In the inflation data that was released on April 12, the headline CPI print for March came in at 7% (60bp above consensus expectations) driven by an upside surprise in food prices (Exhibit 1). Food inflation increased to 7.5% yoy, highest since November 2020, driven by broad-based increase in food prices. (Exhibit 2). Core inflation increased to 6.3% yoy which was driven by an increase in core goods inflation to 7.5% yoy (7.1% yoy in February) while core services inflation almost remained flat at 4.8% yoy (4.7% yoy in February)
It is not clear what prompted the RBI to start the policy rate hiking cycle in an off-cycle meeting, given that the Governor had earlier stated that the RBI's actions would be "calibrated and well-telegraphed", and the next scheduled policy meeting is just over a month away (June 6-8). It is possible that the higher than expected inflation print in March 2022, and policy rate hikes by other central banks, including the US Fed prompted a sharp pivot in the RBI's monetary policy reaction function.
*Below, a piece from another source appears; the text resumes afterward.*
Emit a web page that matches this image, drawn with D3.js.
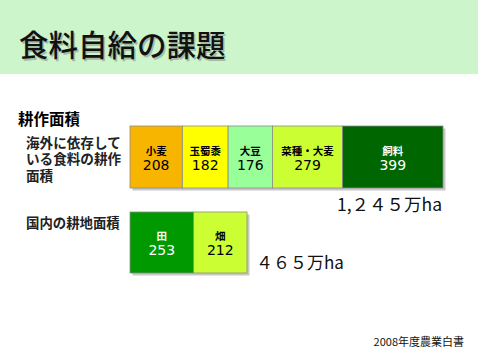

While the RBI did not give updated inflation or growth forecasts with today's policy statement, most banks continue to forecast inflation to remain higher for longer, and materially above the RBI's last published forecast for 2H 2022. In its post-mortem note, Goldman writes that today's off-cycle hike suggests the RBI will now implement a faster and more decisive monetary policy tightening cycle, and now forecasts the RBI to hike the policy repo rate by 50bp further in the June 2022 meeting, followed by 25bp hikes each in August, October and December meetings: "We thus forecast cumulative further 125bp repo rate hikes in 2022, with an additional 100bp repo rate hikes in 2023. On a cumulative basis, we now forecast 265bp of rate hikes in this cycle from 200bp earlier."
Following the shock hike, the Indian 10-year yield rose to a three-year high and is now testing resistance from a long-term trendline originating from the 2013 taper tantrum surge. Any break and close above this resistance of 7.33% for the month will bring 7.94% into focus, with tactical resistances coming into play in the 7.50% - 7.70% area, according to BBG's Akshay Chinchalkar.
Commenting on the surprise hike, Deepak Jasani, head of retail research at Mumbai-based HDFC Securities said that India’s interest rate-sensitive sectors like automobiles and housing will be hit particularly hard by the surprise rate hike by the central bank. He said that while the RBI’s rate increase was expected, timing was a surprise, with stocks already in weak territory due to inflation, war in Ukraine.
S&P BSE Consumer Durable Index -3.8% at a two-month low; S&P BSE Realty Index -3.4%, while S&P BSE Auto Index down 2.5%; benchmark S&P BSE Sensex and gauge of bank stocks down 2.3%
That said, even in India, investors await U.S. Fed’s guidance on further tightening later in day for next session; a less hawkish outlook on rate increases could support a relief rally in stocks.